In how many different ways can a poker player form a straight flush from a normal deck of 52 cards, no wild cards?

A straight flush represents one of the most powerful and exciting hands a poker player can achieve. It consists of five cards of consecutive rank, all belonging to the same suit. To calculate the number of unique ways this hand can be formed, we first identify the possible sequences of ranks. The lowest straight flush is Ace-2-3-4-5. The sequences then continue, starting with 2-3-4-5-6, 3-4-5-6-7, and so on, all the way up to 9-10-J-Q-K. This provides us with nine distinct possible sequences of ranks.

Given that a standard 52-card deck has four suits—hearts, diamonds, clubs, and spades—each of these nine rank sequences can be formed in any of the four suits.

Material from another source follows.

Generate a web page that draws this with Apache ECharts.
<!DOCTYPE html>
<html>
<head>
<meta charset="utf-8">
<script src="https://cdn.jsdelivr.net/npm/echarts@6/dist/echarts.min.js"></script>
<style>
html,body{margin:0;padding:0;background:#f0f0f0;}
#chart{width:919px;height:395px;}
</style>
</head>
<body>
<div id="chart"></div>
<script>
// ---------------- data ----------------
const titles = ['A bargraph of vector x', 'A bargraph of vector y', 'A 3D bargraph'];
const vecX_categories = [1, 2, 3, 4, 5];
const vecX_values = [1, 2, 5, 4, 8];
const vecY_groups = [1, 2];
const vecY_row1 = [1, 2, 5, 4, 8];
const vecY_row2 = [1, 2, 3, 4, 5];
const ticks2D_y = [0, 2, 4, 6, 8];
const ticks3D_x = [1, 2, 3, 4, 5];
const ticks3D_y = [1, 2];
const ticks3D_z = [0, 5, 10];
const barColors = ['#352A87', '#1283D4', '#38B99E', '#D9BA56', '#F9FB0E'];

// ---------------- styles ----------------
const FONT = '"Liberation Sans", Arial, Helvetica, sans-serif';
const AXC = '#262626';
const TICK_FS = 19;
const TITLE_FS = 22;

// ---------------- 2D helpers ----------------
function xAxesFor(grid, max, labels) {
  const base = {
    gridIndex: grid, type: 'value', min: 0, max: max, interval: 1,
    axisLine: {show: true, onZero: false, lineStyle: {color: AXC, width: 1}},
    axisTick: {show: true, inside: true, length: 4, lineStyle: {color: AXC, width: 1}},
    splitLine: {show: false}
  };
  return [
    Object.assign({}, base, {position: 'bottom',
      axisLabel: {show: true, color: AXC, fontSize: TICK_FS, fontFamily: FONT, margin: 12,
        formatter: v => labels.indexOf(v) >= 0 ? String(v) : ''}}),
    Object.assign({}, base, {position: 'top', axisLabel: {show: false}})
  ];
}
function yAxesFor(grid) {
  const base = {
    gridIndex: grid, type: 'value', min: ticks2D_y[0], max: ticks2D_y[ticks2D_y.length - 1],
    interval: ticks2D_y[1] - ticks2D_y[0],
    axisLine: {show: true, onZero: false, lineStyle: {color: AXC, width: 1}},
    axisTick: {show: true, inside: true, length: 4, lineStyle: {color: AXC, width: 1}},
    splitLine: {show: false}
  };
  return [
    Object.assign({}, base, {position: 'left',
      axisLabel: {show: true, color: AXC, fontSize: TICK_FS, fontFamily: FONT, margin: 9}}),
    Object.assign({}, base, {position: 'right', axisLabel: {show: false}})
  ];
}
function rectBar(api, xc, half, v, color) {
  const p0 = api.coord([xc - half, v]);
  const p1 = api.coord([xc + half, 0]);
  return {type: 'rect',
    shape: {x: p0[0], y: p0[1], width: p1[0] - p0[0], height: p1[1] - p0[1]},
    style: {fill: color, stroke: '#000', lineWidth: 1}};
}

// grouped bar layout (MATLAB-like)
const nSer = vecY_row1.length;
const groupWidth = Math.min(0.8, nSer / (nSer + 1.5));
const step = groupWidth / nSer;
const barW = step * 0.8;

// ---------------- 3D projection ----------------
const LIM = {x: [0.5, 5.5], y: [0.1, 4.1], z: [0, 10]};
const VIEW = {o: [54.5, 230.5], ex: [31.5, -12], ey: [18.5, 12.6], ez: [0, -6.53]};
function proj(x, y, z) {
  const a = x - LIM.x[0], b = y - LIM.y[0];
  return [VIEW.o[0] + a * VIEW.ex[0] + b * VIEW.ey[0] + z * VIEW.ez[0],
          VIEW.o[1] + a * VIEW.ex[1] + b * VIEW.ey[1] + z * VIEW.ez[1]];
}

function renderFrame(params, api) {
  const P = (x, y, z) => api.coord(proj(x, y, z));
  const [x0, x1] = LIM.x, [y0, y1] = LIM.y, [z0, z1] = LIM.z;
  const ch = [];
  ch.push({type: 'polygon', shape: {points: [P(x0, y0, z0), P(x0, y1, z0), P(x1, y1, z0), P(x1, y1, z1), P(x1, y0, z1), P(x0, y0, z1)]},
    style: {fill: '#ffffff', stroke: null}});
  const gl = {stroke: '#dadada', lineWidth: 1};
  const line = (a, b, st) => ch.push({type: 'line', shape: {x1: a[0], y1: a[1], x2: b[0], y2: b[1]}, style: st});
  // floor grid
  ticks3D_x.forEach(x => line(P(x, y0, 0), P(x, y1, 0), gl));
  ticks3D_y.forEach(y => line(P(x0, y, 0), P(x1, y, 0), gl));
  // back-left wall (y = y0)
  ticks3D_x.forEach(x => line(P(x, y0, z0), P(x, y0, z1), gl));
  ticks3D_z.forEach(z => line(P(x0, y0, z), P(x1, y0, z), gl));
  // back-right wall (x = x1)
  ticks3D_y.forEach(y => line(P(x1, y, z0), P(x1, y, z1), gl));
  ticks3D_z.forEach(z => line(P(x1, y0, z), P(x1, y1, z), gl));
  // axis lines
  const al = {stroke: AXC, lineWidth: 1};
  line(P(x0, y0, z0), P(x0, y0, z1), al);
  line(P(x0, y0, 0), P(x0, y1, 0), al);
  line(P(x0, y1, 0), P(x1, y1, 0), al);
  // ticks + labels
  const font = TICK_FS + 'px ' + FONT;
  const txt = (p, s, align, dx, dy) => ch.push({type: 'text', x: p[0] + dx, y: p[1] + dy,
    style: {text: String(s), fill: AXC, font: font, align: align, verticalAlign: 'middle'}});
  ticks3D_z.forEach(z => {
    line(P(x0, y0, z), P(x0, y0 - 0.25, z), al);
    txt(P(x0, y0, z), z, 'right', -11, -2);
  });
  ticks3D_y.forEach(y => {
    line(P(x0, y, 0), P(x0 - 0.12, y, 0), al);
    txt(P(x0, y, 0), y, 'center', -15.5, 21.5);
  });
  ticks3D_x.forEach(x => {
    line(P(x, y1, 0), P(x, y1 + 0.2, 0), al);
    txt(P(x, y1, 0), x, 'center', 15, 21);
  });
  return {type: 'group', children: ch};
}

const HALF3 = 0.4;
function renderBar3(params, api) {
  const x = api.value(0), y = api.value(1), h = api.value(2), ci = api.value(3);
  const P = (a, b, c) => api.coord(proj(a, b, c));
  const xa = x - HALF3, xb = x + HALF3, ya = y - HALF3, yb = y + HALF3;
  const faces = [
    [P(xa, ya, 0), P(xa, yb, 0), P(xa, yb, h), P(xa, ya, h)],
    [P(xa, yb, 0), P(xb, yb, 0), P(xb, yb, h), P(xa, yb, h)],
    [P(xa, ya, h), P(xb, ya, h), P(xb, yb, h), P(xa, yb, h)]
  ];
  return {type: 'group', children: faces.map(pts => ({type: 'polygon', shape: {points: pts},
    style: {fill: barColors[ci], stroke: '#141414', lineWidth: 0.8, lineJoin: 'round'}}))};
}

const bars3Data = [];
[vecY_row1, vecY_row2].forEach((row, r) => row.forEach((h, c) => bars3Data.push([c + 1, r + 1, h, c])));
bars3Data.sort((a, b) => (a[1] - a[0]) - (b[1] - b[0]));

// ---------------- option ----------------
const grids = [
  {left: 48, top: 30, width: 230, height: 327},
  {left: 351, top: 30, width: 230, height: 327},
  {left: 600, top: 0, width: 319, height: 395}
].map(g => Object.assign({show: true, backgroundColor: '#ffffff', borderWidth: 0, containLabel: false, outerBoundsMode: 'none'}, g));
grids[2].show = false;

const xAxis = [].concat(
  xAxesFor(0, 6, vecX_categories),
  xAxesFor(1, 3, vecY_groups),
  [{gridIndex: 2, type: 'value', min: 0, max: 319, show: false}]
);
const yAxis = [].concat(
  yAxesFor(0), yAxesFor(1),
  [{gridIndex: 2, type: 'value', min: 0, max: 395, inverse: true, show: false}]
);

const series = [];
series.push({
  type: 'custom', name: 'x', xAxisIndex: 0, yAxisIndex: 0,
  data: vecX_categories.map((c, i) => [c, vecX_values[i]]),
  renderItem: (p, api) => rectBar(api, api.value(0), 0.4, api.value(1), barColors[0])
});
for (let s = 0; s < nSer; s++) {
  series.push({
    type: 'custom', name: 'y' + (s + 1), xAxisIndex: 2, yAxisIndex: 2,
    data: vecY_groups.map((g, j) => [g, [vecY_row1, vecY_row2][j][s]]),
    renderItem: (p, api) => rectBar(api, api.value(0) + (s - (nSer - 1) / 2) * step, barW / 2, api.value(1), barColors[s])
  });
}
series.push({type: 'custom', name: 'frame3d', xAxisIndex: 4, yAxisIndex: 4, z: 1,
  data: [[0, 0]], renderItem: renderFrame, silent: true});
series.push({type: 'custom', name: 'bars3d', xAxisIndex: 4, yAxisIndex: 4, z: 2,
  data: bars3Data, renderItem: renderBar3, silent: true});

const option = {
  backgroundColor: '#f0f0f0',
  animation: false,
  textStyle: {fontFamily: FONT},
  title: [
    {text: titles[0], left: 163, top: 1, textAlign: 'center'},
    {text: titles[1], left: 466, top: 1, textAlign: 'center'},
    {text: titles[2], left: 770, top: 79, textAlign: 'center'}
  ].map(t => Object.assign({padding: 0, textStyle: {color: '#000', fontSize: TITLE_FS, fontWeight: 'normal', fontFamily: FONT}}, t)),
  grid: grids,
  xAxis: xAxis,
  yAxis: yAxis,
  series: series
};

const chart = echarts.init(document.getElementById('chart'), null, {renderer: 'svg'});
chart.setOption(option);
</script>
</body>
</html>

Therefore, to find the total number of ways, we multiply the number of possible rank sequences by the number of suits: 9 sequences multiplied by 4 suits equals 36 different combinations that constitute a straight flush.

This hand is exceptionally rare, making its appearance a momentous event in any poker game. It holds the rank as the second-highest hand in poker, surpassed only by the legendary Royal Flush. A Royal Flush, which is 10-J-Q-K-A of the same suit, is actually the highest possible straight flush, often given its own special distinction due to its unbeatable nature.

Considering that there are over 2.5 million possible five-card poker hands, hitting one of these 36 specific combinations is a truly remarkable feat. The odds of being dealt a straight flush are approximately 1 in 72,000 hands. Its extreme scarcity and formidable strength are what make the straight flush such a celebrated and sought-after hand in the world of card games.